Last week saw a raft of new education policy announcements designed to protect the sector against the impact of the coronavirus pandemic.

In his summer Statement on Wednesday, the Chancellor, Riki Sunak announced new financial measures aimed to incentivise employers to create more apprenticeships. These was part of a series of measures in the Government’s ‘Plan for jobs’.

One eye-catching announcement was the Government’s plan to pay employers £2000 for each new apprentice they hire under 25 and £1500 aged 25 and over. This is in addition to the £1000 payment employers already receive for taking on an apprentice aged 18 and under.

From an educational point of view, this is extremely welcome news and will go a long way in encouraging employers to invest in young people and take on new staff as apprentices. It will also make it much easier for the Prime Minister to make good on his promise of an ‘apprenticeship or in work placement’ for all who want one.

We can think of the Chancellor’s speech as a temporary fix to ensure stability in unemployment terms over the short-term, whilst we pass through the more damaging economic effects of the pandemic. However, we believe that the White Paper in the autumn needs to be much more considered in terms of policy from an education viewpoint, not just an economic viewpoint.

The purpose of education is about so much more than securing a job, as crucial as that is. At its heart, it is about the pursuit of knowledge. It is about gaining and nurturing skills. It is about empowering students to grow personally as well as professionally. It is about developing the next generation of critical thinkers who are equipped with the skills they need to play a part in solving future challenges.

Of course this means that education, both further and higher, prepares students for the workplace. But it is wrong to think of education as a necessary hoop to jump through before getting a job.

The Education Secretary, Gavin Williamson, in a speech yesterday gave some indication of what we can expect in the autumn White Paper. It’s clear he is fully supportive of apprenticeships, which he said ‘will have a critical role to play in creating employment opportunities, particularly for young people’. However, he also suggested that the Government would no longer work towards a target of ensuring 50% of students go to university. We believe that is the wrong approach.

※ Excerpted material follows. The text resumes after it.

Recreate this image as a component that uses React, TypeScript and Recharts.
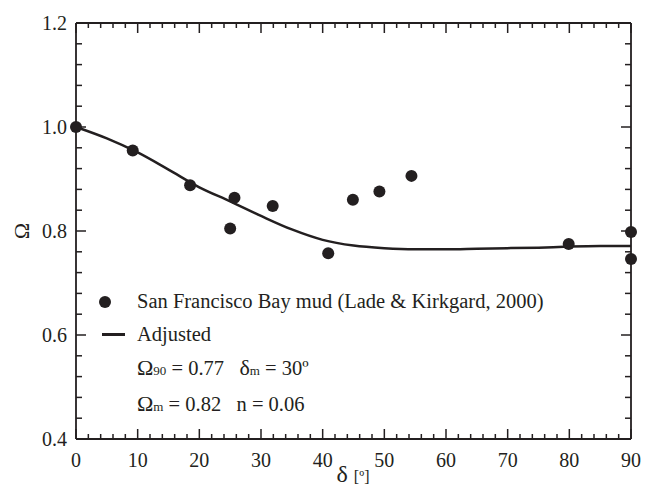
import { ComposedChart, Line, Scatter, XAxis, YAxis, ReferenceLine } from 'recharts';

// measured points: delta [deg] vs Omega
const measuredDelta = [0, 9.2, 18.5, 25.0, 25.7, 31.9, 40.9, 44.9, 49.2, 54.4, 79.9, 90, 90];
const measuredOmega = [1.0, 0.955, 0.888, 0.805, 0.864, 0.848, 0.757, 0.86, 0.876, 0.906, 0.775, 0.798, 0.746];

// adjusted curve
const fitDelta = [0, 5, 10, 15, 20, 25, 30, 35, 40, 45, 50, 55, 60, 65, 70, 75, 80, 85, 90];
const fitOmega = [1.0, 0.978, 0.951, 0.918, 0.884, 0.857, 0.829, 0.803, 0.783, 0.772, 0.767, 0.765, 0.765, 0.766, 0.767, 0.768, 0.77, 0.771, 0.771];

const xTicks = [0, 2, 4, 6, 8, 10, 12, 14, 16, 18, 20, 22, 24, 26, 28, 30, 32, 34, 36, 38, 40, 42, 44, 46, 48, 50, 52, 54, 56, 58, 60, 62, 64, 66, 68, 70, 72, 74, 76, 78, 80, 82, 84, 86, 88, 90];
const yTicks = [0.4, 0.44, 0.48, 0.52, 0.56, 0.6, 0.64, 0.68, 0.72, 0.76, 0.8, 0.84, 0.88, 0.92, 0.96, 1.0, 1.04, 1.08, 1.12, 1.16, 1.2];

const measured = measuredDelta.map((x, i) => ({ x, y: measuredOmega[i] }));
const fitted = fitDelta.map((x, i) => ({ x, y: fitOmega[i] }));

const INK = '#231f20';
const FONT = '"Liberation Serif", serif';

const X_MIN = 0, X_MAX = 90, Y_MIN = 0.4, Y_MAX = 1.2;
// plot box is ~555 x 416 px, used to turn tick lengths in px into data units
const PX_X = (X_MAX - X_MIN) / 555;
const PX_Y = (Y_MAX - Y_MIN) / 416;

const isMajorX = (v: number) => v % 10 === 0;
const isMajorY = (v: number) => Math.abs(v * 5 - Math.round(v * 5)) < 1e-6;

const BottomLabel = (p: any) =>
  isMajorX(p.payload.value) ? (
    <text x={p.x} y={p.y + 28} textAnchor="middle" fontSize={20} fontFamily={FONT} fill={INK}>
      {String(p.payload.value)}
    </text>
  ) : (
    <g />
  );

const LeftLabel = (p: any) =>
  isMajorY(p.payload.value) ? (
    <text x={p.x - 9} y={p.y + 7} textAnchor="end" fontSize={20} fontFamily={FONT} fill={INK}>
      {p.payload.value.toFixed(1)}
    </text>
  ) : (
    <g />
  );

const Dot = (p: any) => <circle cx={p.cx} cy={p.cy} r={6} fill={INK} />;
const NoDot = () => <g />;

// inward tick marks on all four sides of the frame
const tickSegments = () => {
  const out: any[] = [];
  xTicks.forEach((v) => {
    const len = (isMajorX(v) ? 10 : 5) * PX_Y;
    out.push(
      <ReferenceLine key={`xb${v}`} xAxisId="b" yAxisId="l" segment={[{ x: v, y: Y_MIN }, { x: v, y: Y_MIN + len }]} stroke={INK} strokeWidth={1.5} ifOverflow="visible" />,
      <ReferenceLine key={`xt${v}`} xAxisId="b" yAxisId="l" segment={[{ x: v, y: Y_MAX }, { x: v, y: Y_MAX - len }]} stroke={INK} strokeWidth={1.5} ifOverflow="visible" />
    );
  });
  yTicks.forEach((v) => {
    const len = (isMajorY(v) ? 10 : 6) * PX_X;
    out.push(
      <ReferenceLine key={`yl${v}`} xAxisId="b" yAxisId="l" segment={[{ x: X_MIN, y: v }, { x: X_MIN + len, y: v }]} stroke={INK} strokeWidth={1.5} ifOverflow="visible" />,
      <ReferenceLine key={`yr${v}`} xAxisId="b" yAxisId="l" segment={[{ x: X_MAX, y: v }, { x: X_MAX - len, y: v }]} stroke={INK} strokeWidth={1.5} ifOverflow="visible" />
    );
  });
  return out;
};

const LegendBox = () => (
  <div
    style={{
      position: 'absolute',
      left: 92,
      top: 285,
      fontFamily: FONT,
      fontSize: 20.5,
      color: INK,
      lineHeight: '33px',
      whiteSpace: 'nowrap',
    }}
  >
    <div style={{ display: 'flex', alignItems: 'center' }}>
      <span style={{ display: 'inline-block', width: 12, height: 12, borderRadius: 6, background: INK, margin: '0 26px 0 7px' }} />
      San Francisco Bay mud (Lade &amp; Kirkgard, 2000)
    </div>
    <div style={{ display: 'flex', alignItems: 'center' }}>
      <span style={{ display: 'inline-block', width: 23, height: 2.5, background: INK, margin: '0 12px 0 10px' }} />
      Adjusted
    </div>
    <div style={{ paddingLeft: 45 }}>
      <span style={{ fontSize: 22 }}>Ω</span>
      <span style={{ fontSize: 13 }}>90</span> = 0.77&nbsp;&nbsp;&nbsp;
      <span style={{ fontSize: 22 }}>δ</span>
      <span style={{ fontSize: 13 }}>m</span> = 30º
    </div>
    <div style={{ paddingLeft: 45 }}>
      <span style={{ fontSize: 22 }}>Ω</span>
      <span style={{ fontSize: 13 }}>m</span> = 0.82&nbsp;&nbsp;&nbsp;n = 0.06
    </div>
  </div>
);

// axis titles
const AxisTitles = () => (
  <>
    <div
      style={{
        position: 'absolute',
        left: 10,
        top: 219,
        width: 24,
        height: 24,
        lineHeight: '24px',
        textAlign: 'center',
        transform: 'rotate(-90deg)',
        fontFamily: FONT,
        fontSize: 22,
        color: INK,
      }}
    >
      Ω
    </div>
    <div
      style={{
        position: 'absolute',
        left: 298,
        top: 461,
        width: 110,
        textAlign: 'center',
        fontFamily: FONT,
        color: INK,
        whiteSpace: 'nowrap',
      }}
    >
      <span style={{ fontSize: 24 }}>δ</span>
      <span style={{ fontSize: 16, marginLeft: 6 }}>[º]</span>
    </div>
  </>
);

export default function App() {
  return (
    <div style={{ position: 'absolute', left: 0, top: 0, width: 650, height: 490, background: '#fff' }}>
      <ComposedChart width={650} height={490} margin={{ top: 22, right: 18, left: 16, bottom: 11 }}>
        <XAxis xAxisId="b" dataKey="x" type="number" domain={[X_MIN, X_MAX]} ticks={xTicks} interval={0} tickSize={0} tickMargin={0} tickLine={false} tick={BottomLabel} height={40} stroke={INK} strokeWidth={1.8} />
        <XAxis xAxisId="t" orientation="top" dataKey="x" type="number" domain={[X_MIN, X_MAX]} tick={false} tickLine={false} height={1} stroke={INK} strokeWidth={1.8} />
        <YAxis yAxisId="l" dataKey="y" type="number" domain={[Y_MIN, Y_MAX]} ticks={yTicks} interval={0} tickSize={0} tickMargin={0} tickLine={false} tick={LeftLabel} width={60} stroke={INK} strokeWidth={1.8} />
        <YAxis yAxisId="r" orientation="right" dataKey="y" type="number" domain={[Y_MIN, Y_MAX]} tick={false} tickLine={false} width={1} stroke={INK} strokeWidth={1.8} />
        {tickSegments()}
        <Scatter xAxisId="b" yAxisId="l" data={measured} dataKey="y" fill={INK} shape={Dot} isAnimationActive={false} name="San Francisco Bay mud (Lade & Kirkgard, 2000)" />
        <Line xAxisId="b" yAxisId="l" data={fitted} dataKey="y" type="monotone" stroke={INK} strokeWidth={2.5} dot={false} isAnimationActive={false} name="Adjusted" />
        {/* hidden copy so the top and right frame axes are drawn */}
        <Scatter xAxisId="t" yAxisId="r" data={measured} dataKey="y" shape={NoDot} legendType="none" isAnimationActive={false} />
      </ComposedChart>
      <AxisTitles />
      <LegendBox />
    </div>
  );
}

Instead, the emphasis should be on growing and strengthening the talent pool. We need an agile workforce, made up of both graduates and apprentices who are able to quickly adapt to the changing priorities of our society. It should be clear, one route is not better than the other. But at the same time, one stream should not be strengthened at the expense of diminishing the other. Participation is education should never be restricted or discouraged, but welcomed and supported. Information should be presented honestly and openly to students who should then be free to make their own decisions about their future, based on what’s right for them. They, and society as a whole, will be better for it.

The differing streams of the education system should co-exist in a state of complement, not conflict. This is what we are starting to see with many Universities expanding to support local colleges and education centres. Lambeth College recently joined the London Southbank University family to create greater access to education across south London.  In 2018, Bolton College joined the University of Bolton Group, enabling closer cooperation on courses and clear progression opportunities for students at the college. Shortly after, Alliance Learning an independent training provider, also joined the group. We believe this joined up thinking should act as a future model to ensure collaboration, not conflict, between academic and technical streams of education.

Our Co-chair Lord Willetts added that:

‘University is an incredible valuable experience for most who go, the value is not just in employment and earnings, it also transforms their lives in other ways…Alongside it, there should be other options as well… it would be a great pity if this became a conflict between FE and HE’.

‘It looks as if what happened is that in the decade since the crash when there was a big reduction in the employment opportunities for young people, some graduates traded down into non graduate jobs, but their employment rate as a whole remained quite high. And sadly, non-graduates tended to suffer higher rates of unemployment. This has been the effect in our poorly performing jobs market in the last 10 years’.